I have friends outside, it is a waste of time in here. Everything is not gonna be solved, my skin is going weird, one of the nurses said it is because of the water here. What can I do? Should I stop taking shower? I go every two weeks to the doctor, I say tell the home office. So many people say so many different kind of things. But at the end of the day I have to my body with that waters. One of my friends, he sent him back now, he had the same problem. After taking shower, he had red marks on his body. Mine is kind of, like a rash , in the morning when I wake up, it really hurts. I have been getting them on my hand, on my feet. I heard lots of people saying here, you can get a very itchy body, very dry body. You just press the button for the shower and the water comes. You have no choice. I had a problem under my foot and I cant wear shoes. At the end of the day I am in big problems. It is not fair. The officer just try to let go everything and make excuses. And we just wait for weeks and months and it may go on for years. I just pray for God that I don’t live for long, things are getting worse over here.
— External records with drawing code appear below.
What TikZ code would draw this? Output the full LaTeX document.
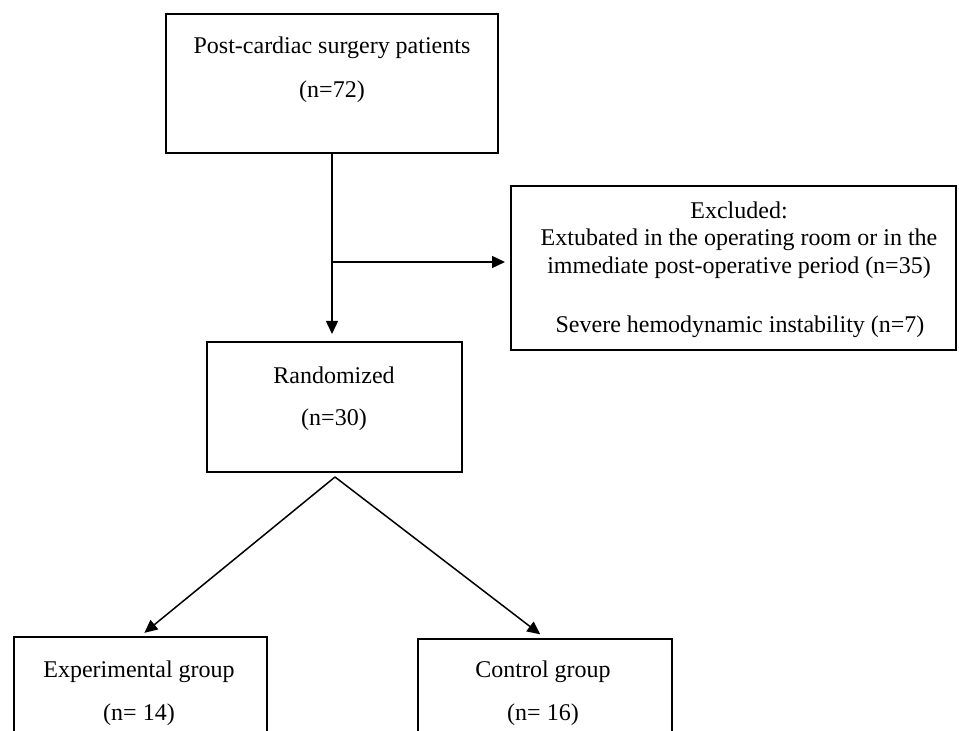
\documentclass[tikz,border=0pt]{standalone}
\usepackage{fontspec}
\setmainfont{Liberation Serif}
\usepackage{tikz}
\usetikzlibrary{arrows.meta}
\tikzset{box/.style={draw, line width=1pt, inner sep=0pt},
 lbl/.style={inner sep=0pt, font=\fontsize{12}{14}\selectfont},
 flow/.style={draw, line width=0.75pt, -{Triangle[length=6.5pt,width=6pt]}, shorten >=1.5pt},
 }

\begin{document}
\begin{tikzpicture}[x=0.5pt, y=-0.5pt]
        \useasboundingbox (0,0) rectangle (959,731);
        \clip (0,0) rectangle (959,731);
        \fill[white] (0,0) rectangle (959,731);
        % boxes
        \node[box, minimum width=166pt, minimum height=69.5pt] (patients) at (332,83.5) {};
        \node[box, minimum width=222.5pt, minimum height=82pt] (excl) at (733.5,268) {};
        \node[box, minimum width=127.5pt, minimum height=65pt] (rand) at (334.5,407) {};
        \node[box, minimum width=126.5pt, minimum height=71.5pt] (exp) at (140.5,708.5) {};
        \node[box, minimum width=127pt, minimum height=70.5pt] (ctrl) at (545,709.5) {};
        % texts
        \node[lbl] (patientsA) at (332,48) {Post-cardiac surgery patients};
        \node[lbl] (patientsB) at (332,92) {(n=72)};
        \node[lbl] (exclA) at (739,210) {Excluded:};
        \node[lbl] (exclB) at (739,240) {Extubated in the operating room or in the};
        \node[lbl] (exclC) at (739,268) {immediate post-operative period (n=35)};
        \node[lbl] (exclD) at (740,327) {Severe hemodynamic instability (n=7)};
        \node[lbl] (randA) at (334,375) {Randomized};
        \node[lbl] (randB) at (334,420) {(n=30)};
        \node[lbl] (expA) at (139,672) {Experimental group};
        \node[lbl] (expB) at (139,715) {(n= 14)};
        \node[lbl] (ctrlA) at (543,672) {Control group};
        \node[lbl] (ctrlB) at (543,715) {(n= 16)};
        % connectors
        \coordinate (split) at (333,262);
        \coordinate (fork) at (335,477);
        \draw[flow, shorten >=3.5pt] (patients.south) -- (patients.south |- rand.north);
        \draw[flow, shorten >=2.5pt] (split) -- (split -| excl.west);
        \draw[flow, shorten >=2.5pt] (fork) -- (exp.north);
        \draw[flow, shorten >=3pt] (fork) -- (ctrl.north);
    \end{tikzpicture}
\end{document}
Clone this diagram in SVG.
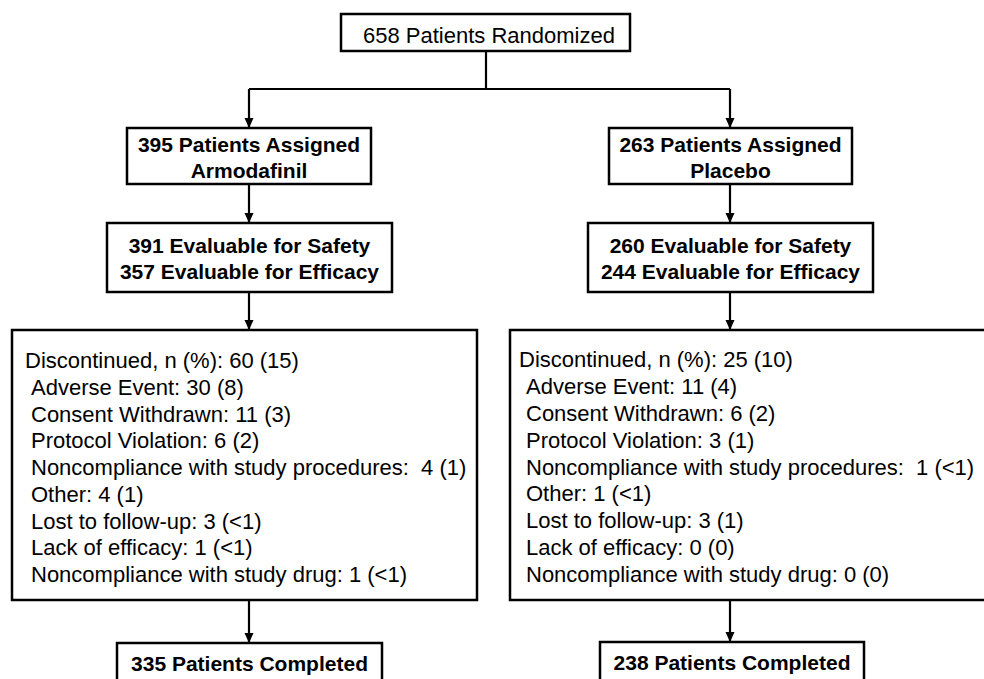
<svg xmlns="http://www.w3.org/2000/svg" width="984" height="679" viewBox="0 0 984 679">
<style>
.box{fill:#fff;stroke:#000;stroke-width:2.5}
.ln{fill:none;stroke:#000;stroke-width:2.2}
.t{font-family:"Liberation Sans",Arial,sans-serif;font-size:22px;fill:#000}
.b{font-family:"Liberation Sans",Arial,sans-serif;font-size:21px;font-weight:bold;fill:#000;text-anchor:middle}
.c{text-anchor:middle}
</style>
<defs>
<marker id="ah" markerUnits="userSpaceOnUse" markerWidth="12" markerHeight="12" viewBox="0 0 12 12" refX="10" refY="6" orient="auto">
<path d="M0,1.5 L10,6 L0,10.5 Z" fill="#000"/>
</marker>
</defs>
<rect width="984" height="679" fill="#fff"/>
<g id="connectors">
<path class="ln" d="M486,51 V89"/>
<path class="ln" d="M249,89 H730"/>
<path class="ln" d="M249,89 V128" marker-end="url(#ah)"/>
<path class="ln" d="M730,89 V128" marker-end="url(#ah)"/>
<path class="ln" d="M249,184 V223" marker-end="url(#ah)"/>
<path class="ln" d="M730,184 V223" marker-end="url(#ah)"/>
<path class="ln" d="M249,292 V330" marker-end="url(#ah)"/>
<path class="ln" d="M730,292 V330" marker-end="url(#ah)"/>
<path class="ln" d="M249,600 V643" marker-end="url(#ah)"/>
<path class="ln" d="M730,600 V642" marker-end="url(#ah)"/>
</g>
<g id="randomized">
<rect class="box" x="341" y="14" width="289" height="37"/>
<text class="t c" x="489" y="43">658 Patients Randomized</text>
</g>
<g id="assigned-armodafinil">
<rect class="box" x="127" y="128" width="244" height="56"/>
<text class="b" x="249" y="152">395 Patients Assigned</text>
<text class="b" x="249" y="178">Armodafinil</text>
</g>
<g id="assigned-placebo">
<rect class="box" x="609" y="128" width="243" height="56"/>
<text class="b" x="730.5" y="152">263 Patients Assigned</text>
<text class="b" x="730.5" y="178">Placebo</text>
</g>
<g id="evaluable-armodafinil">
<rect class="box" x="107" y="223" width="285" height="69"/>
<text class="b" x="249.5" y="253">391 Evaluable for Safety</text>
<text class="b" x="249.5" y="279">357 Evaluable for Efficacy</text>
</g>
<g id="evaluable-placebo">
<rect class="box" x="588" y="223" width="285" height="69"/>
<text class="b" x="730.5" y="253">260 Evaluable for Safety</text>
<text class="b" x="730.5" y="279">244 Evaluable for Efficacy</text>
</g>
<g id="discontinued-armodafinil">
<rect class="box" x="12" y="330" width="465" height="270"/>
<text class="t" x="25" y="368">Discontinued, n (%): 60 (15)</text>
<text class="t" x="31" y="395">Adverse Event: 30 (8)</text>
<text class="t" x="31" y="421.5">Consent Withdrawn: 11 (3)</text>
<text class="t" x="31" y="448">Protocol Violation: 6 (2)</text>
<text class="t" x="31" y="475" xml:space="preserve">Noncompliance with study procedures:  4 (1)</text>
<text class="t" x="31" y="502">Other: 4 (1)</text>
<text class="t" x="31" y="528.5">Lost to follow-up: 3 (&lt;1)</text>
<text class="t" x="31" y="555">Lack of efficacy: 1 (&lt;1)</text>
<text class="t" x="31" y="582">Noncompliance with study drug: 1 (&lt;1)</text>
</g>
<g id="discontinued-placebo">
<rect class="box" x="510" y="330" width="480" height="270"/>
<text class="t" x="519" y="367">Discontinued, n (%): 25 (10)</text>
<text class="t" x="526" y="394">Adverse Event: 11 (4)</text>
<text class="t" x="526" y="421">Consent Withdrawn: 6 (2)</text>
<text class="t" x="526" y="447.5">Protocol Violation: 3 (1)</text>
<text class="t" x="526" y="474.5" xml:space="preserve">Noncompliance with study procedures:  1 (&lt;1)</text>
<text class="t" x="526" y="501">Other: 1 (&lt;1)</text>
<text class="t" x="526" y="528">Lost to follow-up: 3 (1)</text>
<text class="t" x="526" y="555">Lack of efficacy: 0 (0)</text>
<text class="t" x="526" y="582">Noncompliance with study drug: 0 (0)</text>
</g>
<g id="completed-armodafinil">
<rect class="box" x="117" y="643" width="265" height="50"/>
<text class="b" x="249.5" y="671">335 Patients Completed</text>
</g>
<g id="completed-placebo">
<rect class="box" x="600" y="642" width="264" height="50"/>
<text class="b" x="732" y="670">238 Patients Completed</text>
</g>
</svg>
Otherwise I should go mental. I just think its better to go mental, then they would release me. It is very complicated. For my appeal hearing I tried to adjourn it until I am fit enough until I can concentrate properly, its my life, you know. But they refused, I couldn’t really concentrate because of the pain. It was really bad the hearing. It is not really fair, the people over here they know what needs to be done. Before my hearing, my solicitor sent a letter to the health care over here in the centre and made a request to write a letter to say that I am not fit enough to go to the hearing. After the appeal hearing they health care replied and said I am not fit enough. But it was too late, they are playing with my life.